Ein Kommentar von Sven Stillich

Bis vor Kurzem habe ich keinen Gedanken daran verschwendet, dass ich einmal "Grün-Rot" sagen würde, statt "Rot-Grün". Die "Rotgrünelandesregierung" war so eingeübt, dass es sich anfühlte, als sei es ein einziges Wort. Als sich bei der Wahl in Baden-Württemberg jedoch die Machtverhältnisse umdrehten, drehten sich auch die Wörter in meinem Mund, und es fühlte sich ungewohnt an. Nicht ganz so ungewohnt, als müsste ich "FDP/CDU-Regierung" oder "Grün-Schwarz" sagen.
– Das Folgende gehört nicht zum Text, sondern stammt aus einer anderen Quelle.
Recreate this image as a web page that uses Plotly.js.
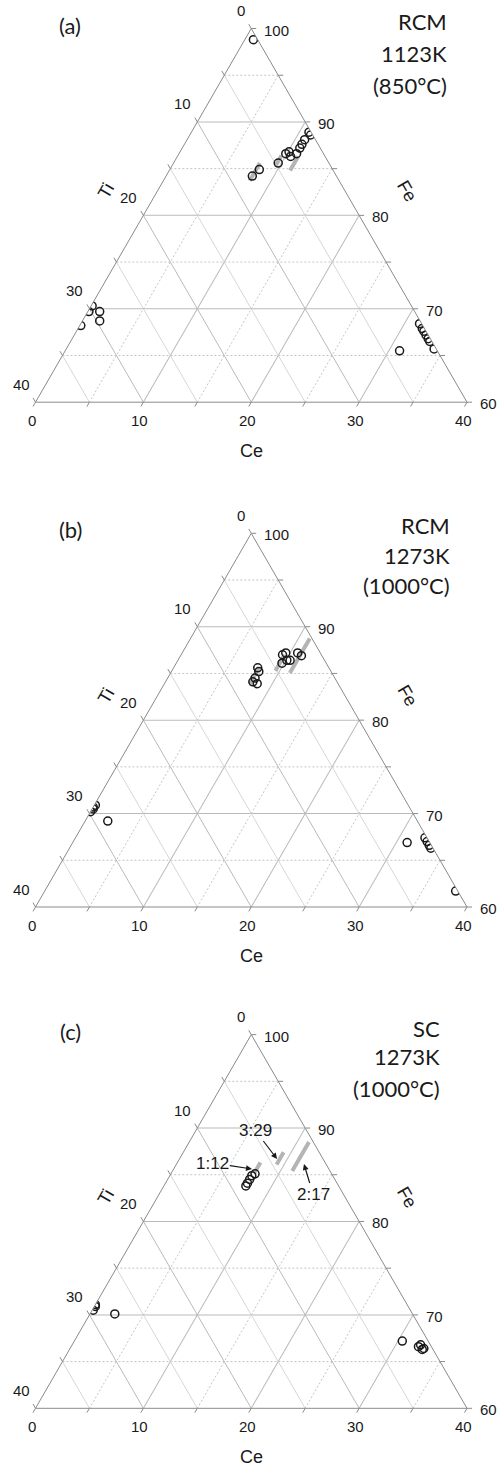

Aber: Die Mühe, die es mich kostet, die politischen Farben in ihrer neuen Reihenfolge auszusprechen, zeigt mir, wie schwierig es ist, mein Denken an die neue Wirklichkeit im Land anzupassen.

Auch ansonsten geht das nicht so schnell. Denn Namen haften sehr stark. Zumeist werden Begriffswechsel von langer Hand geplant und verordnet - "Raider heißt jetzt Twix", die Musikhalle nennen wir jetzt Laeiszhalle und Ceylon ist jetzt Sri Lanka -, aber immer wird eine Gruppe von Menschen sich dem verweigern. Sie wird weiter "Mark" sagen und mit Euro bezahlen. Oder weiter Karten für die "AOL-Arena" kaufen, obwohl das Stadion inzwischen anders heißt. Es gibt sogar Leute, die zu Ostdeutschland immer noch "Zone" sagen.

Grund für das Festhalten an Gewohntem sind meist Sentimentalitäten, Erinnerung an alte, "bessere" Zeiten. Mal sehen, wie sich "Grün-Rot" abseits des politischen und journalistischen Betriebs schlagen wird.